Knowing the harsh demographic realities facing the Catholic Church in Australia today should force us to look at the past 50 years and weigh up honestly and exactly what we’ve done to cause this.
This didn’t just happen to the Church. We followed a clear and definite trajectory of decisions made, high and low, since 1968 which have brought us to the situation we are now in.
We introduced a plainer liturgy, which was not a bad thing – but we allowed individual priests and enthusiastic lay people to re-create it in their own image and likeness.
Result? The creation of liturgical silos, where two parishes next door to each other may as well be in different Churches (and sometimes parallel universes).
Thousands of Catholics have been church-hopping for a couple of generations now, trying to find somewhere they can belong – or at the very least, worship in peace.
The lack of peace and quiet in most suburban churches is also what’s driving many Gen Xers and millennials to the Extraordinary Form communities. We had Humanae Vitae – but we allowed individual priests and lay people to make up their own minds about this. We could have taken it seriously. We could have built a more generous and creative Church which welcomed larger families and supported them.
Result? The demographic winter that’s now setting in. The lack of welcome and encouragement of larger families – and unsolicited contraceptive advice – is also driving younger practicing Catholics out of mainstream parishes.
We sought and obtained state aid for Catholic schools – but allowed individuals with an agenda to misuse their authority, watering down catechesis and religious instruction to make the Church more ‘relevant’ and popular with the kids.
Result? The under-30s are the least likely to be seen in any church for the past 30 years.
Catholic schools produce large cohorts each year of young people who don’t practice. We tried to make our churches more welcoming of youth – but instead they fled in dismay, as youth always do when they’re pandered to, instead of being challenged.
Result? An unhealthy obsession with the few young people who remained, who have been listened to probably more than was good for them. Many of these grew up to work in diocesan bureaucracies and are gradually ossifying into the Boomers they are replacing.
We decided to make our parishes more active by introducing endless ministries, groups, and do-gooding – but allowed this activity in too many cases to become a substitute for catechesis and faith.
Result? Instead of the dreaded tyrannical priests of the past, we now have tyrannical lay people who – singly and in groups – have decided that the parish church is an extension of their living room, and exercise control over every aspect of the liturgy and interior decoration.
There’s a reason why millennial Catholics invented the Facebook personality ‘Susan From the Parish Council’, whose unintentionally hilarious magisterial statements have gained her 14,000 likes.

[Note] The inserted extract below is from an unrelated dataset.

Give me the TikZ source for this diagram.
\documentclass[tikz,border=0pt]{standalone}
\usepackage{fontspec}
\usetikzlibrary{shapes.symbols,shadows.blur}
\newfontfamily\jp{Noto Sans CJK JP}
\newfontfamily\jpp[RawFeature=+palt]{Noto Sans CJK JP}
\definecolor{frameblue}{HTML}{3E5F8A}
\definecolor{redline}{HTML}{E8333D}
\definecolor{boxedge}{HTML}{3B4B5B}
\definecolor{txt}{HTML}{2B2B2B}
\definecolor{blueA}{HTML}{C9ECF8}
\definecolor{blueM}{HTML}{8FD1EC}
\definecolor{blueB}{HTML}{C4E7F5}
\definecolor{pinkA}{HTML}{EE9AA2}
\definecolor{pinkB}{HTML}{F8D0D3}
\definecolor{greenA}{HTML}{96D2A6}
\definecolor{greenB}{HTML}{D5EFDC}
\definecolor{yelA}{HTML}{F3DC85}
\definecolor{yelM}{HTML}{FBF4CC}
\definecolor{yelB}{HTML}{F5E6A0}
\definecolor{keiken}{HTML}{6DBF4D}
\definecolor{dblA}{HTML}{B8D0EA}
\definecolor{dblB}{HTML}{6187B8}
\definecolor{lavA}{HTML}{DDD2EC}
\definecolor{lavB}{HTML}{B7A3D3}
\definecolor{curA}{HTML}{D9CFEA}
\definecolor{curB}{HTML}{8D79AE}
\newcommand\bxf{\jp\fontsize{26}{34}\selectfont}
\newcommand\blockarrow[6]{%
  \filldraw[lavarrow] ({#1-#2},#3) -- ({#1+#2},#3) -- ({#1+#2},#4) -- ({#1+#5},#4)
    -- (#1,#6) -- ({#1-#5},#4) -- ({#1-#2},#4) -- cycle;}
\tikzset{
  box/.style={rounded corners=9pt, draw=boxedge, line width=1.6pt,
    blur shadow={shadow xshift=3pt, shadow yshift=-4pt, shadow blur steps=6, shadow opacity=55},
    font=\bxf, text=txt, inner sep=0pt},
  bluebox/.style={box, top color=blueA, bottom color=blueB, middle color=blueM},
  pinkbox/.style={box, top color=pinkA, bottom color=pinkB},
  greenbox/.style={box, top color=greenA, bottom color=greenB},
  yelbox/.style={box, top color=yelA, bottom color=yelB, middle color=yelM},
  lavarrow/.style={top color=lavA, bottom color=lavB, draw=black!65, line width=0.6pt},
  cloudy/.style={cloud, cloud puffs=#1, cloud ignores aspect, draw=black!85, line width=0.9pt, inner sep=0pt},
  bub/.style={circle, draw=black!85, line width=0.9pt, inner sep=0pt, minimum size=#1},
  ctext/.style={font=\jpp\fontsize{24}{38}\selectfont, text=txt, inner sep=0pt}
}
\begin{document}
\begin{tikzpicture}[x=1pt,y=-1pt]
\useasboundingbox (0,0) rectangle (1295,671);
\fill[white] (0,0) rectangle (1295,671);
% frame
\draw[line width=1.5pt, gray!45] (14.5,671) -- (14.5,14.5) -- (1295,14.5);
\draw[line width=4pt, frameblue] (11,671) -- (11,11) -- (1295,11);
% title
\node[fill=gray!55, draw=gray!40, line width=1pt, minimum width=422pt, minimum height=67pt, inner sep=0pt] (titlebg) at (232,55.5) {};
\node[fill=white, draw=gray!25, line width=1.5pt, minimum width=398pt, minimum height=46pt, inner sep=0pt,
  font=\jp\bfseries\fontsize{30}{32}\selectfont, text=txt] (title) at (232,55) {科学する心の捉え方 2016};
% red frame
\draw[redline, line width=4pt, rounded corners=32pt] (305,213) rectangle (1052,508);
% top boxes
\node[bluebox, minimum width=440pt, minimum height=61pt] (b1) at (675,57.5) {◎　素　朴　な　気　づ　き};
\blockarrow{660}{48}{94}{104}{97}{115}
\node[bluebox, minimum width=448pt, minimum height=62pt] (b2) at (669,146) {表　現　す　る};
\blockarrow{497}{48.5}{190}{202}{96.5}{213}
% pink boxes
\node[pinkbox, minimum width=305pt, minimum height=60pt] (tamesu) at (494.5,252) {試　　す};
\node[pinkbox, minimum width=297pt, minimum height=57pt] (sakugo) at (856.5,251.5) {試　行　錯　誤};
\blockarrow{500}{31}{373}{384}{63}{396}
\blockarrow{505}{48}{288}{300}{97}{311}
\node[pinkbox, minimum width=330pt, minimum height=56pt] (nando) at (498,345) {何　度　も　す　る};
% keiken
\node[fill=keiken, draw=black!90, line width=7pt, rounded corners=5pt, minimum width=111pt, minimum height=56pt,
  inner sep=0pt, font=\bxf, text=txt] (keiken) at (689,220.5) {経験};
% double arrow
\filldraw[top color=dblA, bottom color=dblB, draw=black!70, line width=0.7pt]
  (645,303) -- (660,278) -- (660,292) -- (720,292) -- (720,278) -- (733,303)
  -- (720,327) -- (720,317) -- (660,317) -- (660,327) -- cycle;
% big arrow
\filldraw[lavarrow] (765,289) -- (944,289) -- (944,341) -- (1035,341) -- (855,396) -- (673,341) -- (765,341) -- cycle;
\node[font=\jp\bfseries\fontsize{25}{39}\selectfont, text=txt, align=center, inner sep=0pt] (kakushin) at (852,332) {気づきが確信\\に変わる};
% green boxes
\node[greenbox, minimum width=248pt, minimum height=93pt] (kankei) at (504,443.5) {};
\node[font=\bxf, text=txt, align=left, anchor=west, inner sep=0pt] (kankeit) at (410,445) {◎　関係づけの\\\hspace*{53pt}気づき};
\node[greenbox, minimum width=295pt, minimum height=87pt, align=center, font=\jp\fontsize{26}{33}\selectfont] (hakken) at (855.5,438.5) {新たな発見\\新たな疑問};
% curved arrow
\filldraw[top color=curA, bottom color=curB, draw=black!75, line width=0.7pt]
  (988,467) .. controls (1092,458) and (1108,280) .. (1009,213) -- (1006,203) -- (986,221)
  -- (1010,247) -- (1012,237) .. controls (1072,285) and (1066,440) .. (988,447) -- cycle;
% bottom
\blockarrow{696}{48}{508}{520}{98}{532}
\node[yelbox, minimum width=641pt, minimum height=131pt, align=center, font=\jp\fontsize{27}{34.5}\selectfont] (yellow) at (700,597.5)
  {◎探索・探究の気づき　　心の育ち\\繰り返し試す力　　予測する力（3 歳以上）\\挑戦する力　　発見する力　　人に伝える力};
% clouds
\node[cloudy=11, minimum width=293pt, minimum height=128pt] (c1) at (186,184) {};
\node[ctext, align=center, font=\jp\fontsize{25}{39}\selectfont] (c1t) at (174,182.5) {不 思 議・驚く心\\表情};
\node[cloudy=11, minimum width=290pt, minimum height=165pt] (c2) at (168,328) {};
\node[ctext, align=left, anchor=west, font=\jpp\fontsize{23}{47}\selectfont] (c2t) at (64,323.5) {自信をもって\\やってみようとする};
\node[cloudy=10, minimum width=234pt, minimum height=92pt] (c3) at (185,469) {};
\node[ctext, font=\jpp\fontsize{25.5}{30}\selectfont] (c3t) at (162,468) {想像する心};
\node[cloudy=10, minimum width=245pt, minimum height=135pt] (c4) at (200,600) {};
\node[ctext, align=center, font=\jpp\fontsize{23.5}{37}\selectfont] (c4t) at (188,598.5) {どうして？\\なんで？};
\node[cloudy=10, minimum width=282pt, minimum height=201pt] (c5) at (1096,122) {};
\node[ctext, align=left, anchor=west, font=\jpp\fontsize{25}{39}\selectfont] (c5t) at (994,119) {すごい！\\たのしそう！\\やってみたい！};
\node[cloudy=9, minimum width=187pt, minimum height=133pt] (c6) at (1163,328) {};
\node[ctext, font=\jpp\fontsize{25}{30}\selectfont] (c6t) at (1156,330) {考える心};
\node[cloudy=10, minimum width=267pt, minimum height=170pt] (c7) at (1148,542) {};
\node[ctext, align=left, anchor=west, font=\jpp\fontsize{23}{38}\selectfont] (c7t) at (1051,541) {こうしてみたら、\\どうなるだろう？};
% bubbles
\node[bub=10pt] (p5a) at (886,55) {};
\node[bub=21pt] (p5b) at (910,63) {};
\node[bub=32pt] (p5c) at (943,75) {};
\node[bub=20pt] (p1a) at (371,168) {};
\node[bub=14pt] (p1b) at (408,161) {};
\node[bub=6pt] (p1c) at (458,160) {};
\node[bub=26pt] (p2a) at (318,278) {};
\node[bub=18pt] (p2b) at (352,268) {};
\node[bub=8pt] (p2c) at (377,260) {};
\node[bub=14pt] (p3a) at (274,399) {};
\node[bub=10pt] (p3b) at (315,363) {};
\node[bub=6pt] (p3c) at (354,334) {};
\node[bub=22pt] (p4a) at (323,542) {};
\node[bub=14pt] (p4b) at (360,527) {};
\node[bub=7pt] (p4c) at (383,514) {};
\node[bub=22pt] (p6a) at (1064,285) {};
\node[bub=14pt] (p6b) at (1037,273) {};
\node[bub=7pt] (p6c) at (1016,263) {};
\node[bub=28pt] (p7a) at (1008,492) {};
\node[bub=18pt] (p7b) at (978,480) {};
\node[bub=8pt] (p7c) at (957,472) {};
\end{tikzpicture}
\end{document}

The results from the first round of listening in the Plenary Council were dismaying because it was clear that none of these issues was going to be faced realistically. The polarisation in the feedback was very noticeable. On the one hand, the Susans of the Church in Australia were being their usual vocal selves, and certainly this was what I and others experienced in the on-the-ground sessions.
A friend told me about her listening session, where an elderly lady suggested that we need to ‘get rid of the fire and brimstone’. My friend asked her when the last time was that she had heard any fire-and-brimstone on any topic. There was no response.

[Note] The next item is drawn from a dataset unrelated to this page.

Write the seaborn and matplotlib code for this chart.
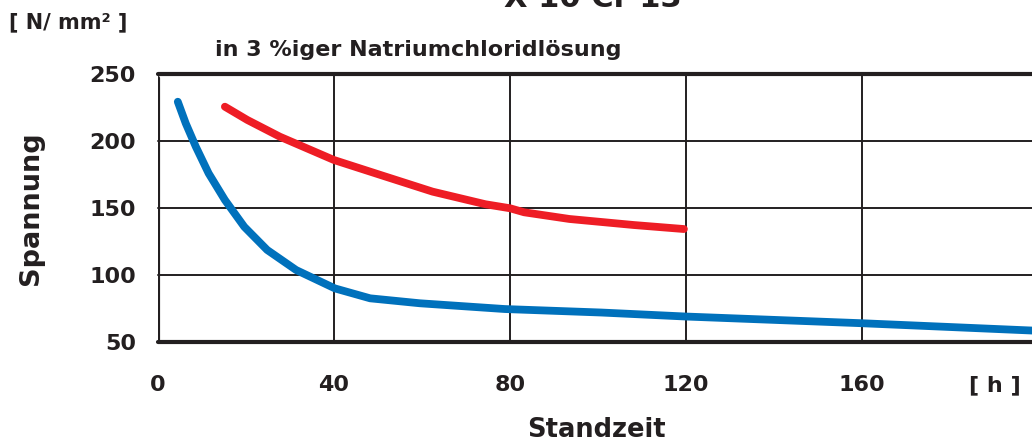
import matplotlib

matplotlib.use("Agg")
import matplotlib.pyplot as plt
import pandas as pd
import seaborn as sns

# Werte (Standzeit in h, Spannung in N/mm²)
blue_hours = [4.5, 6.3, 8.6, 11.5, 15.2, 19.6, 24.8, 31.4, 40.2, 48.2, 59.5,
              78.8, 100.7, 120.0, 160.0, 199.0]
blue_stress = [229.3, 213.2, 195.7, 175.9, 156, 136, 118.7, 103.7, 90, 82.6, 78.9,
               74.6, 72, 69, 64, 58.5]

red_hours = [15.2, 20.3, 27.7, 40.0, 50.6, 62.4, 74.4, 80.0, 83.2, 93.5, 108.1, 119.5]
red_stress = [225.6, 215.7, 203.2, 185.8, 174.6, 162.2, 152.8, 149.8, 146.8, 141.8,
              137.3, 134.3]

x_ticks = [0, 40, 80, 120, 160]
y_ticks = [50, 100, 150, 200, 250]

BLUE = "#0071BC"
RED = "#EE1D25"
INK = "#231F20"

sns.set_style("white")
plt.rcParams["font.family"] = ["DejaVu Sans"]
plt.rcParams["font.weight"] = "bold"

fig = plt.figure(figsize=(10.32, 4.48), dpi=100)
ax = fig.add_axes([158 / 1032, 1 - 342 / 448, 1 - 158 / 1032, (342 - 74) / 448])

blue = pd.DataFrame({"h": blue_hours, "s": blue_stress})
red = pd.DataFrame({"h": red_hours, "s": red_stress})
sns.lineplot(data=blue, x="h", y="s", color=BLUE, linewidth=5.6, ax=ax, zorder=3)
sns.lineplot(data=red, x="h", y="s", color=RED, linewidth=5.6, ax=ax, zorder=3)
for ln in ax.lines:
    ln.set_solid_joinstyle("round")

ax.set_xlim(0, 198.6)
ax.set_ylim(50, 250)

# Gitter: dicke Linien bei 50 und 250, dünne dazwischen
for y in y_ticks:
    lw = 3.0 if y in (50, 250) else 1.4
    ax.axhline(y, color=INK, linewidth=lw, zorder=2, clip_on=False)
for x in x_ticks[1:]:
    ax.axvline(x, color=INK, linewidth=1.4, zorder=2)
ax.axvline(0, ymax=0.985, color=INK, linewidth=3.0, zorder=2)

for side in ax.spines.values():
    side.set_visible(False)

ax.set_xticks(x_ticks + [190.2])
ax.set_xticklabels([str(v) for v in x_ticks] + ["[ h ]"])
ax.set_yticks(y_ticks)
ax.tick_params(axis="x", direction="out", length=10, width=1.4, color=INK,
               pad=14, labelsize=16, labelcolor=INK)
ax.tick_params(axis="y", direction="out", length=11, width=1.4, color=INK,
               pad=5, labelsize=16, labelcolor=INK)
xt = ax.xaxis.get_major_ticks()
xt[0].tick1line.set_markeredgewidth(3.0)
xt[-1].tick1line.set_visible(False)
for y_tick in ax.yaxis.get_major_ticks():
    if y_tick.get_loc() in (50, 250):
        y_tick.tick1line.set_markeredgewidth(3.0)

ax.set_xlabel("")
ax.set_ylabel("")

# Titel ist im Original oben angeschnitten
fig.text(593 / 1032, 1 - 7 / 448, "X 10 Cr 13", ha="center", va="baseline",
         fontsize=22, fontweight="bold", color=INK)
fig.text(9 / 1032, 1 - 22 / 448, "[ N/ mm² ]", ha="left", va="center",
         fontsize=15, fontweight="bold", color=INK)
fig.text(215 / 1032, 1 - 50 / 448, "in 3 %iger Natriumchloridlösung", ha="left",
         va="center", fontsize=16, fontweight="bold", color=INK)
fig.text(31 / 1032, 1 - 208 / 448, "Spannung", ha="center", va="center",
         rotation=90, fontsize=19.5, fontweight="bold", color=INK)
fig.text(596 / 1032, 1 - 430 / 448, "Standzeit", ha="center", va="center",
         fontsize=18.5, fontweight="bold", color=INK)

fig.savefig("out.png", dpi=100)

On the other hand were the practicing Catholics who were genuinely concerned about the decline in catechesis and the poor standard of liturgical worship in our parish
They wanted more leadership from our shepherds, the bishops. They wanted more prayer for vocations, and better formation for future priests and engaged couples. It’s this second group who are the least popular with the Boomers, and the least likely to be taken seriously.
The Catholic Boomers in Australia are fighting an increasingly quixotic war with the windmills of their imagination. They still believe – and keep repeating doggedly – that if we just made the Church more inclusive, more open, less dogmatic, that somehow all our problems would be solved.
But one wonders what changes the Plenary Council could make – if any – to change or reverse the factors that have really emptied our churches.